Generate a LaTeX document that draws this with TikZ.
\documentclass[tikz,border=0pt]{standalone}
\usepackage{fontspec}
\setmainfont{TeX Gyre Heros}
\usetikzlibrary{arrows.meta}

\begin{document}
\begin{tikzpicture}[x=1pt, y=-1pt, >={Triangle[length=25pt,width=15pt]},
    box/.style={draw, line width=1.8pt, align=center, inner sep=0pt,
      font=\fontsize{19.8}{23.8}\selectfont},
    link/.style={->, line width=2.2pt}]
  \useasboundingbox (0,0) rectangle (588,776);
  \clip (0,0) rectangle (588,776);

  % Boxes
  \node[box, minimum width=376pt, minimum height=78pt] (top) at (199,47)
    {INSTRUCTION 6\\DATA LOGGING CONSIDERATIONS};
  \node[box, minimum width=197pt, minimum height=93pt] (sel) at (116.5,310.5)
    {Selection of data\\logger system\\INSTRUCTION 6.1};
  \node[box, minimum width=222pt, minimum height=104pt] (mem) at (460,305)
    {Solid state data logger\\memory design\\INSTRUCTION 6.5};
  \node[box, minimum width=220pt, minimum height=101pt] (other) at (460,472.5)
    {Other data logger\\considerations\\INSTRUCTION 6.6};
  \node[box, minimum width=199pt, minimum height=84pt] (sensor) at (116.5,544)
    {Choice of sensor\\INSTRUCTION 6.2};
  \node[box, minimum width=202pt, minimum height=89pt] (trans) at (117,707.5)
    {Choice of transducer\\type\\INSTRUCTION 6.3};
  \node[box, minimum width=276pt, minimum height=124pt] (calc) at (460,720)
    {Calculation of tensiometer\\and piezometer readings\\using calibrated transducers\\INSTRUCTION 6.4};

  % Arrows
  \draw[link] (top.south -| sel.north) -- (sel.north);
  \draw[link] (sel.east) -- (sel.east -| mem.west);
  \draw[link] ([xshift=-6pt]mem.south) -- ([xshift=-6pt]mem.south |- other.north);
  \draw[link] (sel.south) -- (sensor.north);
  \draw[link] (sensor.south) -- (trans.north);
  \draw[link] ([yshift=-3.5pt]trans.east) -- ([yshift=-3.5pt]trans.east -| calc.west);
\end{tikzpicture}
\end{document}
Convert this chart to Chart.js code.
:::
Give the material above again, word for word.

Generate a LaTeX document that draws this with TikZ.
\documentclass[tikz,border=0pt]{standalone}
\usepackage{fontspec}
\setmainfont{TeX Gyre Heros}
\usetikzlibrary{arrows.meta}

\begin{document}
\begin{tikzpicture}[x=1pt, y=-1pt, >={Triangle[length=25pt,width=15pt]},
    box/.style={draw, line width=1.8pt, align=center, inner sep=0pt,
      font=\fontsize{19.8}{23.8}\selectfont},
    link/.style={->, line width=2.2pt}]
  \useasboundingbox (0,0) rectangle (588,776);
  \clip (0,0) rectangle (588,776);

  % Boxes
  \node[box, minimum width=376pt, minimum height=78pt] (top) at (199,47)
    {INSTRUCTION 6\\DATA LOGGING CONSIDERATIONS};
  \node[box, minimum width=197pt, minimum height=93pt] (sel) at (116.5,310.5)
    {Selection of data\\logger system\\INSTRUCTION 6.1};
  \node[box, minimum width=222pt, minimum height=104pt] (mem) at (460,305)
    {Solid state data logger\\memory design\\INSTRUCTION 6.5};
  \node[box, minimum width=220pt, minimum height=101pt] (other) at (460,472.5)
    {Other data logger\\considerations\\INSTRUCTION 6.6};
  \node[box, minimum width=199pt, minimum height=84pt] (sensor) at (116.5,544)
    {Choice of sensor\\INSTRUCTION 6.2};
  \node[box, minimum width=202pt, minimum height=89pt] (trans) at (117,707.5)
    {Choice of transducer\\type\\INSTRUCTION 6.3};
  \node[box, minimum width=276pt, minimum height=124pt] (calc) at (460,720)
    {Calculation of tensiometer\\and piezometer readings\\using calibrated transducers\\INSTRUCTION 6.4};

  % Arrows
  \draw[link] (top.south -| sel.north) -- (sel.north);
  \draw[link] (sel.east) -- (sel.east -| mem.west);
  \draw[link] ([xshift=-6pt]mem.south) -- ([xshift=-6pt]mem.south |- other.north);
  \draw[link] (sel.south) -- (sensor.north);
  \draw[link] (sensor.south) -- (trans.north);
  \draw[link] ([yshift=-3.5pt]trans.east) -- ([yshift=-3.5pt]trans.east -| calc.west);
\end{tikzpicture}
\end{document}
Convert this chart to Chart.js code.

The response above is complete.